Dans cette exposition, les photographies consacrées à Paris sont les moins nombreuses (une quinzaine), mais, incontournables, elles sont situées judicieusement dans un lieu de passage, un espace charnière.

On ne peut passer de la première partie à la troisième, qui fait la part belle aux recherches sur le corps, en ignorant ce que fut ce « moment Paris » représenté ici par quelques photos de Brassaï, Atget, Krull et par la présence de quelques livres témoignant de la richesse éditoriale de l’époque et du compagnonnage entre écrivains et photographes : « Paris vu par André Kertesz » (texte de Pierre MacOrlan, 1934), « Paris de jour » par Roger Schall (préface de Cocteau, 1937), « Envoûtement de Paris » par Francis Carco et René-Jacques (1938), « 100XParis », par Germaine Krull (1929), « Paris de nuit » par Paul Morand et Brassaï (1934) …

Enfin, la troisième partie est consacrée au corps. « Dans l’entre deux guerres on peut distinguer trois tendances pour la photographie de nu : la première est celle d’un corps subversif et subverti.
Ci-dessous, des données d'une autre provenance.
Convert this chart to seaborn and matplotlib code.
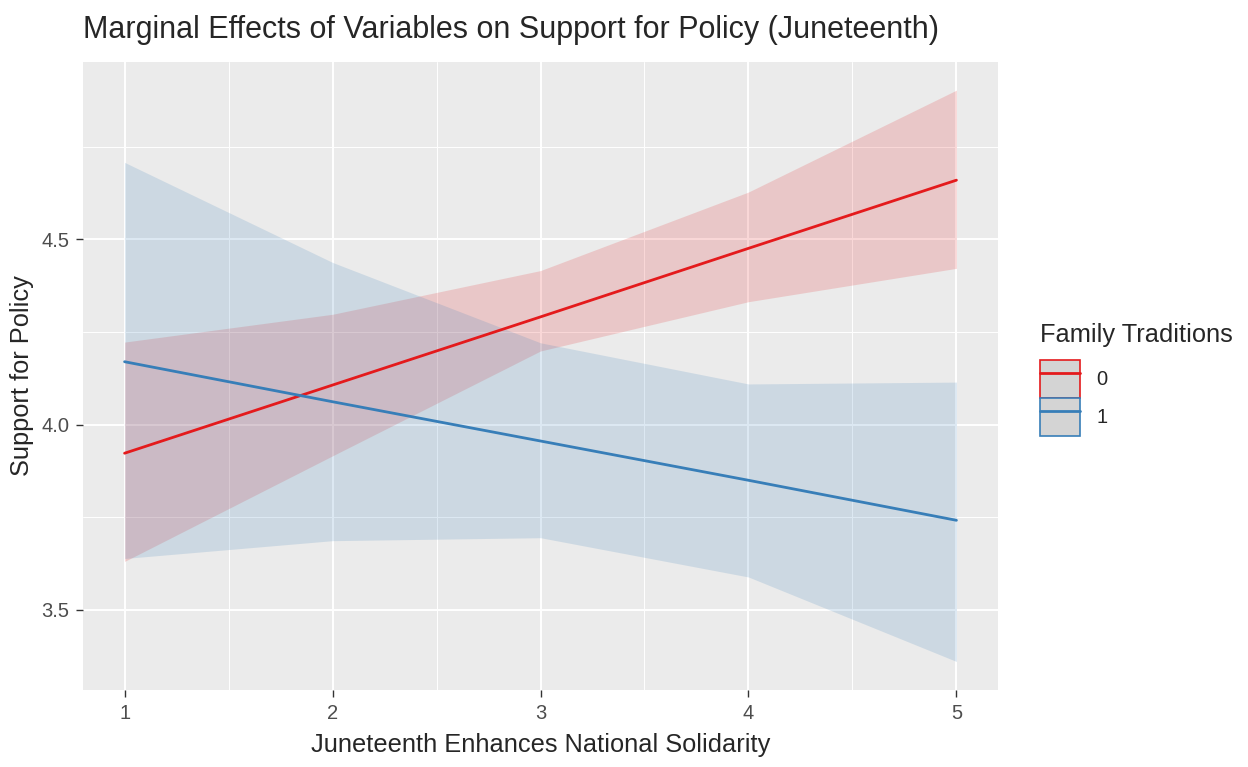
import numpy as np
import pandas as pd
import seaborn as sns
import matplotlib.pyplot as plt
from matplotlib.patches import Patch
from matplotlib.lines import Line2D

# values
solidarity = [1, 2, 3, 4, 5]
groups = ['0', '1']
fit_0 = [3.923, 4.107, 4.291, 4.476, 4.660]
low_0 = [3.631, 3.916, 4.199, 4.332, 4.422]
high_0 = [4.223, 4.298, 4.416, 4.628, 4.903]
fit_1 = [4.170, 4.062, 3.956, 3.850, 3.742]
low_1 = [3.639, 3.687, 3.695, 3.589, 3.361]
high_1 = [4.708, 4.438, 4.221, 4.110, 4.115]

palette = {'0': '#E41A1C', '1': '#377EB8'}

df = pd.DataFrame({
    'x': solidarity * 2,
    'fit': fit_0 + fit_1,
    'low': low_0 + low_1,
    'high': high_0 + high_1,
    'group': [groups[0]] * 5 + [groups[1]] * 5,
})

sns.set_theme(style='darkgrid', rc={
    'axes.facecolor': '#EBEBEB',
    'grid.color': 'white',
    'axes.edgecolor': '#EBEBEB',
    'xtick.color': '#333333',
    'ytick.color': '#333333',
})
plt.rcParams['font.family'] = ['Liberation Sans', 'DejaVu Sans']

fig = plt.figure(figsize=(12.48, 7.67), dpi=100)
ax = fig.add_axes([0.0665, 0.1004, 0.7332, 0.8188])

# confidence bands, then the fitted lines
for g in groups:
    sub = df[df['group'] == g]
    ax.fill_between(sub['x'], sub['low'], sub['high'], color=palette[g],
                    alpha=0.17, linewidth=0, zorder=2)
sns.lineplot(data=df, x='x', y='fit', hue='group', palette=palette,
             linewidth=2, ax=ax, legend=False, zorder=3)

ax.set_xlim(0.8, 5.2)
ax.set_ylim(3.284, 4.979)
ax.set_xticks(solidarity)
ax.set_yticks([3.5, 4.0, 4.5])
ax.set_yticklabels(['3.5', '4.0', '4.5'])
ax.set_xticks([1.5, 2.5, 3.5, 4.5], minor=True)
ax.set_yticks([3.75, 4.25, 4.75], minor=True)
ax.grid(which='major', color='white', linewidth=1.4)
ax.grid(which='minor', color='white', linewidth=0.7)
ax.tick_params(which='major', length=5, width=1, color='#333333',
               labelsize=14.5, labelcolor='#4D4D4D', pad=5, bottom=True, left=True)
ax.tick_params(which='minor', length=0)
for s in ax.spines.values():
    s.set_visible(False)

ax.set_xlabel('Juneteenth Enhances National Solidarity', fontsize=18.3, labelpad=7)
ax.set_ylabel('Support for Policy', fontsize=18.3, labelpad=5)
ax.set_title('Marginal Effects of Variables on Support for Policy (Juneteenth)',
             fontsize=22, loc='left', pad=17)

# legend keys: grey box with coloured outline plus the line
handles = []
for g in groups:
    box = Patch(facecolor='#D4D4D4', edgecolor=palette[g], linewidth=1.2, alpha=1)
    ln = Line2D([], [], color=palette[g], linewidth=2)
    handles.append((box, ln))
leg = ax.legend(handles, groups, title='Family Traditions', loc='center left',
                bbox_to_anchor=(1.037, 0.495), frameon=False, fontsize=14.5,
                title_fontsize=18.3, handlelength=2.0, handleheight=2.5,
                labelspacing=0.0, handletextpad=0.8, borderaxespad=0.0)
leg._legend_box.align = 'left'
leg._legend_box.sep = 10

fig.savefig('out.png', dpi=100)
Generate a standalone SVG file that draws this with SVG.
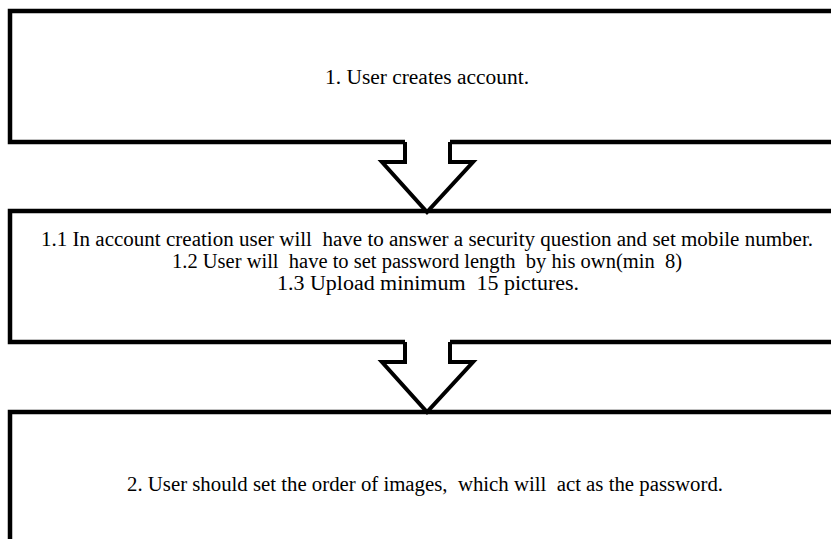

La deuxième est celle d’un corps réifié, déconstruit ; enfin il y a le corps hanté par le modèle grec, le corps néoclassique » souligne Christian Bouqueret

C’est selon moi la partie la plus touchante, la plus intemporelle, la plus riche. Sans doute parce que le corps est ce qui nous ramène de manière ultra-sensible à notre humanité. Certains esprits dévoyés jugent que s’abandonner dans l’admiration de la représentation d’un corps nu est du pur voyeurisme. De la perversité. Les mêmes sans doute estiment que donner à voir la crudité de la chair est vain. « Il y a tellement de choses plus importantes ».

Mais le titre de Paris capitale photographie 1920-1940 le dit clairement. Au sortir de la grande boucherie de 14, au moment où l’Europe s’apprête à plonger dans la barbarie nazie, des hommes et des femmes issus pour certains des contrées sinistrées de l’Europe orientale posent leur regard sur le corps, notre part solaire et mystérieuse. Comme une caresse, comme pour apaiser la dureté des temps. Comme une prière : « ceci est mon corps ».